We have a FCFS queueing system with two job types $a$ and $b$. We model the system as a discrete time markov chain where the state is a vector $(k,j_1, \ldots, j_k)$ where $k$ is the number of jobs and $j_1$ is the job type of the latest arival and $j_k$ is the type of the job that will be served next. If the current state is $(k,j_1, \ldots, j_k)$ the next state will be $(k+1,a,j_1, \ldots, j_{k})$ with probability $\lambda_a$ or $(k+1,b,j_1, \ldots, j_{k})$ with probability $\lambda_b$ or $(k-1,j_1, \ldots, j_{k-1})$ with probability $\mu$; otherwise the number of jobs does not change. What is the stationary distribution of the system?

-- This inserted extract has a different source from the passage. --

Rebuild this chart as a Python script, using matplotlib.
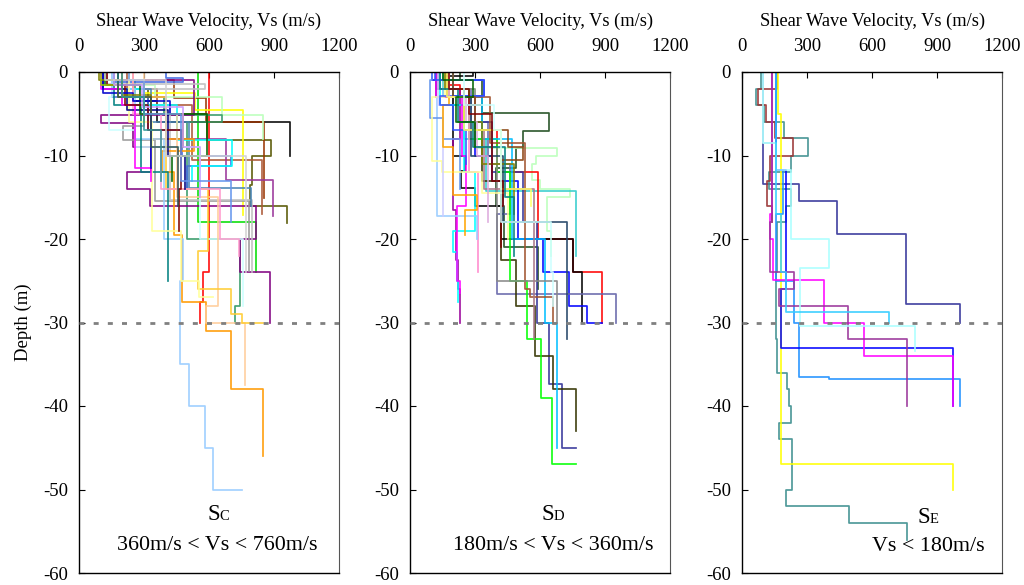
import matplotlib
matplotlib.use("Agg")
import matplotlib.pyplot as plt

plt.rcParams['font.family'] = ['Liberation Serif', 'DejaVu Serif']
plt.rcParams['axes.unicode_minus'] = False

# Site class C profiles: layer velocity (m/s) and layer bottom depth (m)
sc_colors = ['#ff0000', '#00dd00', '#000000', '#555500', '#993300', '#aa5533',
             '#ffff00', '#bbffbb', '#339966', '#800080', '#993399', '#999999',
             '#c0c0c0', '#4169e1', '#4682b4', '#00ffff', '#ccffff', '#ff9900',
             '#99ccff', '#ffcc99', '#ffcc33', '#008080', '#ffff99', '#ff99cc',
             '#000080', '#006400', '#ff00ff', '#800000', '#0000cd', '#808000',
             '#99cc00', '#cc99ff', '#2f4f4f', '#6495ed', '#d3d3d3', '#339999']
sc_vs = [
    [600, 570, 560],
    [549, 817],
    [150, 250, 361, 972],
    [180, 320, 592, 887, 800, 790, 961],
    [150, 440, 585, 854],
    [220, 360, 520, 845],
    [120, 300, 535, 758],
    [200, 350, 661, 850],
    [130, 260, 392, 661, 500, 744, 721],
    [150, 531, 100, 250, 330, 220, 328, 815, 743, 881],
    [200, 400, 680, 897],
    [180, 300, 205, 351, 785],
    [130, 581, 200, 420, 800],
    [400, 481, 150, 320, 477, 703, 500],
    [200, 330, 508, 795],
    [180, 300, 450, 707, 520],
    [150, 138, 260, 560, 757],
    [200, 330, 530, 385, 440, 474, 586, 701, 850],
    [150, 260, 390, 480, 466, 506, 581, 620, 751],
    [300, 450, 640, 586, 766],
    [250, 400, 596, 548, 701, 751, 850],
    [160, 285, 410, 412],
    [230, 338, 470, 555, 620],
    [250, 380, 650, 740],
    [110, 220, 410, 490],
    [120, 280, 589, 430],
    [100, 200, 258, 330],
    [130, 210, 320, 470, 460],
    [110, 250, 420, 330],
    [90, 200, 330, 480],
    [100, 180, 300],
    [160, 290, 480, 560],
    [180, 330, 455],
    [230, 300, 470, 700],
    [120, 400, 770],
    [200, 300, 380],
]
sc_depth = [
    [24, 27.5, 30],
    [18, 24],
    [1.5, 3.5, 6, 10],
    [2, 5, 8.1, 10, 13.5, 16.1, 18.1],
    [1, 3.1, 6, 15.1],
    [2, 4, 10.5, 17],
    [1, 2.5, 4.6, 17.1],
    [1.5, 3, 5.1, 8],
    [1, 3, 5.1, 6, 20, 28, 30],
    [1, 5.1, 6.1, 9, 12, 14, 16.1, 20, 24, 30],
    [3, 8, 12.9, 17.2],
    [2, 6.5, 8.1, 15.5, 23.8],
    [1.4, 2, 4, 15.3, 24],
    [0.7, 1.2, 3, 7, 10, 11.3, 14],
    [2, 6, 13.9, 16.1],
    [2, 4, 8.2, 11.3, 13],
    [3, 7, 9, 20, 28],
    [3, 8, 9.5, 12, 19.5, 27.5, 31, 38, 46],
    [2, 8, 20, 25, 35, 40, 45, 50, 50],
    [5, 15, 28, 30, 37.5],
    [3, 14, 21.4, 26, 29, 30, 30],
    [4, 12, 16, 25],
    [6, 19, 25, 27, 27],
    [5, 14, 20, 22],
    [2, 4.5, 10, 14],
    [1.5, 5, 10, 13],
    [2, 4, 11.5, 13],
    [1.5, 4, 7, 14, 19],
    [2.5, 3.5, 5, 11.5],
    [1, 2.8, 5, 9],
    [1.5, 3, 6],
    [1.5, 4.2, 9, 15],
    [3, 9, 16],
    [1, 5, 13, 18],
    [1, 10, 24],
    [3, 7, 13],
]

# Site class D profiles
sd_colors = ['#1e4d1e', '#bbffbb', '#33cccc', '#ff0000', '#000000', '#0000ff',
             '#6666aa', '#333399', '#333300', '#00ff00', '#00bfff', '#a0522d',
             '#888888', '#224466', '#aa7788', '#990099', '#00ffff', '#ff00ff',
             '#ff88cc', '#99ccff', '#6495ed', '#ffff99', '#ccccff', '#ffa500',
             '#3355ff', '#8b4513', '#808000', '#ddaadd', '#ffff66', '#008080',
             '#800000', '#006400', '#ccffff']
sd_vs = [
    [230, 330, 642, 522, 489, 397, 434, 591],
    [200, 300, 677, 582, 561, 600, 738, 630, 650],
    [150, 250, 350, 765],
    [180, 230, 300, 400, 591, 753, 885],
    [290, 150, 200, 254, 234, 300, 420, 751, 794],
    [100, 341, 200, 300, 380, 500, 615, 734, 817, 885],
    [180, 280, 360, 460, 400, 949],
    [120, 250, 380, 520, 585, 642, 702, 765],
    [200, 330, 420, 489, 577, 660, 765],
    [150, 270, 400, 461, 538, 605, 656, 765],
    [200, 330, 470, 623, 677],
    [170, 370, 531, 554, 660],
    [160, 300, 400, 677],
    [120, 280, 430, 723],
    [140, 250, 340, 570],
    [130, 230, 200, 212, 222, 231],
    [140, 250, 300, 200, 215, 222],
    [120, 240, 260, 215, 230],
    [180, 270, 315],
    [150, 123, 308],
    [100, 92, 154, 230],
    [160, 100, 146, 330, 450],
    [130, 154, 154],
    [180, 154, 197, 308, 254],
    [115, 341, 140, 200, 260],
    [200, 300, 450, 520, 420],
    [160, 250, 330, 480],
    [180, 260, 310, 360],
    [170, 250, 420, 560],
    [140, 220, 290, 440, 480],
    [180, 270, 380, 430, 420],
    [150, 290, 210, 300],
    [250, 389, 420, 650, 660],
]
sd_depth = [
    [1, 4.9, 7.1, 9.1, 11.5, 16, 21, 26],
    [2, 9.1, 10.1, 11, 12.9, 14, 15, 19, 22],
    [3, 8, 14.3, 22],
    [1.5, 3, 7, 12, 20, 24, 30],
    [0.5, 1, 10, 11.9, 13.9, 16, 20, 24, 30],
    [1, 2.9, 3.9, 10, 13, 20, 24, 28, 30, 30],
    [2, 6, 11, 17, 26.6, 30],
    [2, 6, 12, 18, 30, 37.4, 45, 45],
    [4, 13, 22.5, 28, 34, 38, 43],
    [2, 8, 12, 25, 32, 39, 47, 47],
    [3, 8, 20, 30, 45],
    [3, 8.5, 26, 27, 30],
    [2, 9, 25, 30],
    [3, 10, 18, 32],
    [2, 7, 14, 32],
    [2, 8, 16.5, 22.5, 26, 30],
    [4, 12, 19, 21.5, 25, 27.5],
    [3, 10, 16, 25, 26.5],
    [3, 12, 24],
    [3, 17.2, 20],
    [1, 5.5, 8, 14],
    [3, 10.7, 12, 14.5, 20],
    [4, 10, 17.2],
    [4, 9, 14.7, 16.5, 19.5],
    [1, 2.9, 3.9, 7, 11],
    [3, 7, 9, 10.5, 14],
    [2, 6, 11, 17],
    [3, 6, 10, 18],
    [3, 7, 14, 16],
    [2, 6, 9, 15, 22],
    [2, 5, 13, 16, 21],
    [1, 3, 6, 9],
    [4, 7, 18, 24, 28],
]

# Site class E profiles
se_colors = ['#333399', '#99bbdd', '#3d8f8f', '#993333', '#ffff00', '#1e90ff',
             '#0000ff', '#ff00ff', '#993399', '#aaffff', '#33ccff']
se_vs = [
    [96, 262, 439, 757, 1004],
    [96, 158],
    [86, 65, 103, 196, 306, 224, 124, 224, 204, 161, 158, 161, 208, 219,
     224, 173, 229, 201, 494, 760],
    [160, 75, 110, 150, 235, 131, 114, 140],
    [167, 178, 973],
    [158, 190, 158, 242, 262, 401, 1004],
    [158, 204, 181, 973],
    [140, 127, 142, 377, 564, 973],
    [140, 127, 242, 170, 490, 760],
    [96, 158, 227, 400, 266, 798],
    [158, 180, 201, 680],
]
se_depth = [
    [13.4, 15.4, 19.4, 27.8, 30],
    [8.5, 11.7],
    [2, 4, 6, 7.9, 10, 12, 14, 16, 18, 24, 32, 36, 38, 40, 42, 44, 50, 52,
     54, 56],
    [2, 4, 6, 7.9, 10, 13, 16, 18],
    [5, 47, 50],
    [11.7, 17, 25, 30, 36.5, 36.8, 40],
    [11.7, 26, 33, 40],
    [17, 20, 24.9, 30, 34, 40],
    [18, 24, 26, 28, 32, 40],
    [8.5, 11.7, 20, 23.5, 30.4, 33.4],
    [17, 24, 28.8, 30],
]

panels = [
    (sc_vs, sc_depth, sc_colors, 'C', '360m/s < Vs < 760m/s', (592, -53.7), (176, -57.2)),
    (sd_vs, sd_depth, sd_colors, 'D', '180m/s < Vs < 360m/s', (607, -53.7), (197, -57.2)),
    (se_vs, se_depth, se_colors, 'E', 'Vs < 180m/s', (808, -54.0), (598, -57.4)),
]


def draw_profile(ax, vs, depth, color):
    # step profile: vertical segment per layer, joined by horizontal jumps
    x, y = [], []
    top = 0
    for v, d in zip(vs, depth):
        x += [v, v]
        y += [-top, -d]
        top = d
    ax.plot(x, y, color=color, lw=1.25, alpha=0.9)


fig = plt.figure(figsize=(10.24, 5.85), dpi=100)
lefts = [79, 410, 742]

for i, (vs_list, d_list, colors, sub, rng, s_pos, t_pos) in enumerate(panels):
    ax = fig.add_axes([lefts[i] / 1024, 12 / 585, 260 / 1024, 501 / 585])
    for vs, d, c in zip(vs_list, d_list, colors):
        draw_profile(ax, vs, d, c)
    ax.axhline(-30, color='#808080', lw=2.0, ls=(0, (1.8, 3.3)), zorder=3)

    ax.set_xlim(0, 1200)
    ax.set_ylim(-60, 0)
    ax.set_xticks([0, 300, 600, 900, 1200])
    ax.set_yticks(range(-60, 1, 10))
    ax.xaxis.tick_top()
    ax.xaxis.set_label_position('top')
    ax.set_xlabel('Shear Wave Velocity, Vs (m/s)', fontsize=13.2, labelpad=9)
    ax.tick_params(axis='x', direction='in', length=4, pad=12, labelsize=13.5)
    ax.tick_params(axis='y', direction='in', length=4, pad=8, labelsize=13.5)
    for side in ['top', 'left', 'bottom']:
        ax.spines[side].set_linewidth(1.0)
    ax.spines['right'].set_color('#555555')
    if i == 0:
        ax.set_ylabel('Depth (m)', fontsize=13.5, labelpad=8)

    ax.text(s_pos[0], s_pos[1], 'S', fontsize=16.5, ha='left', va='baseline')
    ax.text(s_pos[0] + 58, s_pos[1], sub, fontsize=10.5, ha='left', va='baseline')
    ax.text(t_pos[0], t_pos[1], rng, fontsize=15.8, ha='left', va='baseline')

fig.savefig('out.png', dpi=100)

From the analysis of the system where there are only one type of job I guess the total number of jobs in the stationary distribution will be $k$ with probability $\left(\frac{\lambda_a+\lambda_b}{\mu}\right)^k\left(1-\frac{\lambda_a+\lambda_b}{\mu}\right)$. And my naive guess will be the type of jobs will be follow a binomial distribution where out of the $k$ jobs the number of jobs of type $a$ will be binomial with parameter $\frac{\lambda_a}{\lambda_a+\lambda_b}$. Is this correct? And how do I go about proving this?
You’re right. There’s not all that much to prove. You can imagine the jobs originally all being of one type and then randomly assigning one of the two types to them at the time you sample their distribution; clearly the distribution can’t be affected by when you assign the types.